Project 2, Billboard 2000 Data and Analysis
I wanted to explore Billboard Data to get a sense of what words, themes and genres made for a hit song. I suspected that songs about "you" would be more popular and higher rated than songs about "me". I also suspected that songs about females would be more popular and plentiful than songs about males. I suspected that love songs would be common and highly rated. I didn't have many expectations about the genre breakdown, that was more exploratory.
I imported and cleaned the data, replacing asterisks with NaNs, then I converted numeric data from strings to integers and floats.
I created a rating system for the songs. Since a #1 song is rated as 1 on the charts and a #99 song would be rated as 99, that makes it difficult to quantify proportionately to how many weeks a song is on the charts. So I subtracted the song’s position on the charts from 100, meaning that a #1 song would be listed with the number 99. Next I summed up those values in the “sum” column. Then I counted the weeks the songs were on the chart in the “count” column. Then I divided the sum of the chart values by the number of weeks the songs were on the charts, giving us the “rank” column.
I plotted the Rank and Count in histograms. The Rank is fairly evenly distributed with a positive skew. Count spikes around 20, meaning the most popular amount of time for songs to be in the charts is around 20 weeks. It also has a positive skew.
Then I investigated the Rank and Count by Genre. I made a pivot table of Rank and Count by Genre, broken mean, max and min. Then I made bar plots and violin plots of Rank by Genre and Count by Genre. The violin plots are more interesting and pictured here.
Rock and Roll is the most highly ranked genre, followed by Rock, Latin, and Jazz. That said, these genres are mislabeled if they're labeling N'Sync as Rock and Roll, and Destiny's Child as Rock. Also, some genres like Country, Rap, Rock, Rock and Roll, and Pop have more variance (and more variables) than others. Some genres are higher rated than other, this is obvious when you look at the count column by genre. Jazz hasn't had a lot of weeks on the Billboard charts, but those weeks are higher ranked than other genres. Gospel, on the other hand, ends up in the charts more frequently, but is less likely to have a hit.
I wanted to figure out what they were singing about by genre, so I created a dictionary of the words from the song titles. The most popular thing to sing about (besides general pronouns) is Love. Other popular words one wouldn't expect are Freakin', Country, Like, Get and Don't, but I didn’t analyze those words.

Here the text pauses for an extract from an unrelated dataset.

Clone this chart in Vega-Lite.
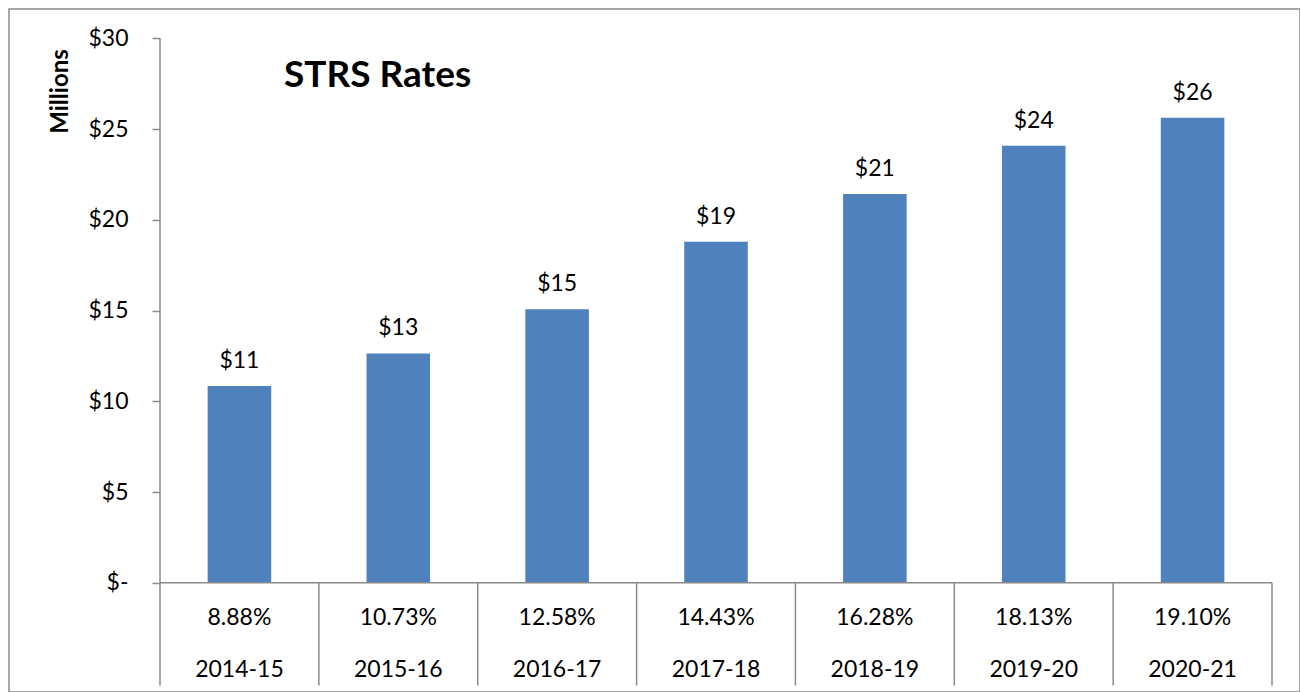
{
  "$schema": "https://vega.github.io/schema/vega-lite/v6.json",
  "autosize": "none",
  "width": 1291,
  "height": 683,
  "padding": {"left": 9, "top": 9, "right": 0, "bottom": 0},
  "background": "white",
  "config": {
    "view": {"stroke": "#8a8a8a", "strokeWidth": 1.5},
    "font": "Lato",
    "text": {"font": "Lato"}
  },
  "title": {
    "text": "STRS Rates",
    "orient": "top",
    "anchor": "start",
    "frame": "group",
    "baseline": "alphabetic",
    "font": "Lato",
    "fontSize": 37,
    "fontWeight": "bold",
    "color": "#000000",
    "offset": 0,
    "dx": 275,
    "dy": 115
  },
  "data": {
    "values": [
      {"year": "2014-15", "pct": "8.88%", "value": 10.84},
      {"year": "2015-16", "pct": "10.73%", "value": 12.64},
      {"year": "2016-17", "pct": "12.58%", "value": 15.07},
      {"year": "2017-18", "pct": "14.43%", "value": 18.8},
      {"year": "2018-19", "pct": "16.28%", "value": 21.43},
      {"year": "2019-20", "pct": "18.13%", "value": 24.09},
      {"year": "2020-21", "pct": "19.10%", "value": 25.63}
    ]
  },
  "encoding": {
    "x": {
      "field": "year",
      "type": "nominal",
      "sort": null,
      "scale": {"paddingInner": 0, "paddingOuter": 0.5634, "align": 0.8436},
      "axis": null
    }
  },
  "layer": [
    {
      "mark": {"type": "bar", "color": "#4F81BD", "width": {"band": 0.4}},
      "encoding": {
        "y": {
          "field": "value",
          "type": "quantitative",
          "scale": {"domain": [-6.025, 31.626], "nice": false, "zero": false},
          "axis": {
            "values": [0, 5, 10, 15, 20, 25, 30],
            "offset": -151,
            "domain": false,
            "grid": false,
            "ticks": true,
            "tickSize": 8,
            "tickColor": "#8a8a8a",
            "tickWidth": 1.5,
            "labelPadding": 24,
            "labelFont": "Lato",
            "labelFontSize": 23,
            "labelColor": "#000000",
            "labelExpr": "datum.value == 0 ? '$-' : '$' + datum.value",
            "title": "Millions",
            "titleFont": "Lato",
            "titleFontSize": 24,
            "titleFontWeight": "bold",
            "titleColor": "#000000",
            "titleAngle": -90,
            "titleAlign": "center",
            "titleBaseline": "middle",
            "titleX": -100,
            "titleY": 82
          }
        },
        "y2": {"datum": 0}
      }
    },
    {
      "mark": {"type": "text", "baseline": "alphabetic", "dy": -18, "fontSize": 23, "color": "#000000"},
      "encoding": {
        "y": {"field": "value", "type": "quantitative"},
        "text": {"field": "value", "type": "quantitative", "format": "$.0f"}
      }
    },
    {
      "mark": {"type": "text", "baseline": "alphabetic", "fontSize": 23, "color": "#000000"},
      "encoding": {
        "y": {"datum": -2.33},
        "text": {"field": "pct", "type": "nominal"}
      }
    },
    {
      "mark": {"type": "text", "baseline": "alphabetic", "fontSize": 23, "color": "#000000"},
      "encoding": {
        "y": {"datum": -5.2},
        "text": {"field": "year", "type": "nominal"}
      }
    },
    {
      "mark": {"type": "rule", "color": "#8a8a8a", "strokeWidth": 1.5},
      "encoding": {
        "x": {"field": "year", "type": "nominal", "bandPosition": 0},
        "y": {"datum": 0},
        "y2": {"datum": -5.67}
      }
    },
    {
      "data": {"values": [{"edge": "axis"}]},
      "layer": [
        {
          "mark": {"type": "rule", "color": "#8a8a8a", "strokeWidth": 1.5},
          "encoding": {
            "x": {"datum": "2014-15", "bandPosition": 0},
            "y": {"datum": 0},
            "y2": {"datum": 30}
          }
        },
        {
          "mark": {"type": "rule", "color": "#8a8a8a", "strokeWidth": 1.5},
          "encoding": {
            "x": {"datum": "2014-15", "bandPosition": 0},
            "x2": {"datum": "2020-21", "bandPosition": 1},
            "y": {"datum": 0}
          }
        },
        {
          "mark": {"type": "rule", "color": "#8a8a8a", "strokeWidth": 1.5},
          "encoding": {
            "x": {"datum": "2020-21", "bandPosition": 1},
            "y": {"datum": 0},
            "y2": {"datum": -5.67}
          }
        }
      ]
    }
  ]
}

I was curious what perspective made a song higher ranked, so I did a sentiment analysis of the following perspectives: “Me”, You”, “You and Me”, “You, not including Me”, “Me, not including You”, female words, male words, pet names and “Love”.
Song Topic: # songs, Mean Rank
“Me”: 60 songs, mean rank of 40.24
“You and Not Me”: 27 songs, mean rank of 38.53
“You and Me”: 12 songs, mean rank of 37.62
“Me and Not You”: 43 songs, mean rank of 34.93
“You”: 39 songs, mean rank of 34.65.
So, songs about “Me” that include you rank the highest, followed by songs about “You” and don’t include “Me”. The reverse is true at the bottom: songs about “You” that include me rank the lowest. Second lowest are songs about “Me” that don’t include “You”. In the middle of the rankings are songs about You and Me. Rock and Roll tends to lead in every category, followed by Rock. There is some variation below Rock genres, but it’s less interesting and smaller numbers.
I also wanted to explore gender and terms of endearment because “Love” is the most popular noun subject of songs.
Song Topic: # songs, Mean Rank
“Girl”: 7 songs, mean rank 46.42
Male Words: 9 songs, mean rank 42.81
Female Words: 16 songs, mean rank 41.25
“Woman”: 4 songs, mean rank 37.10
“Love”: 24 songs, mean rank 35.95
“Boy”: 3 songs, mean rank 36.51
“Man”: 4 songs, mean rank 35.80
Terms of endearment: 4 songs, mean rank 23.68
Songs about females are relatively popular and highly rated, especially in Rock and Roll, followed by Latin and Rock. Interestingly, songs about women are less popular than songs about girls.
Rock and Rap are songs about males are highly rated and uncommon. When singing about men, artists are more likely to use pronouns like “he” and “him” than to refer to them as “Men” or “Boys”. In fact, there are ~56% more songs about females than there are about males
Songs that refer to people by pet names like “baby”, “honey” and “sweetie” are uncommon and ranked lowest.
Love Songs are highly ranked, but not as highly ranked as songs about oneself or about girls and are most popular and highly rated in Rock and Roll, followed by Rap and Rock.
So what makes a hit song?
Write a Rock Song about yourself and a girl you love.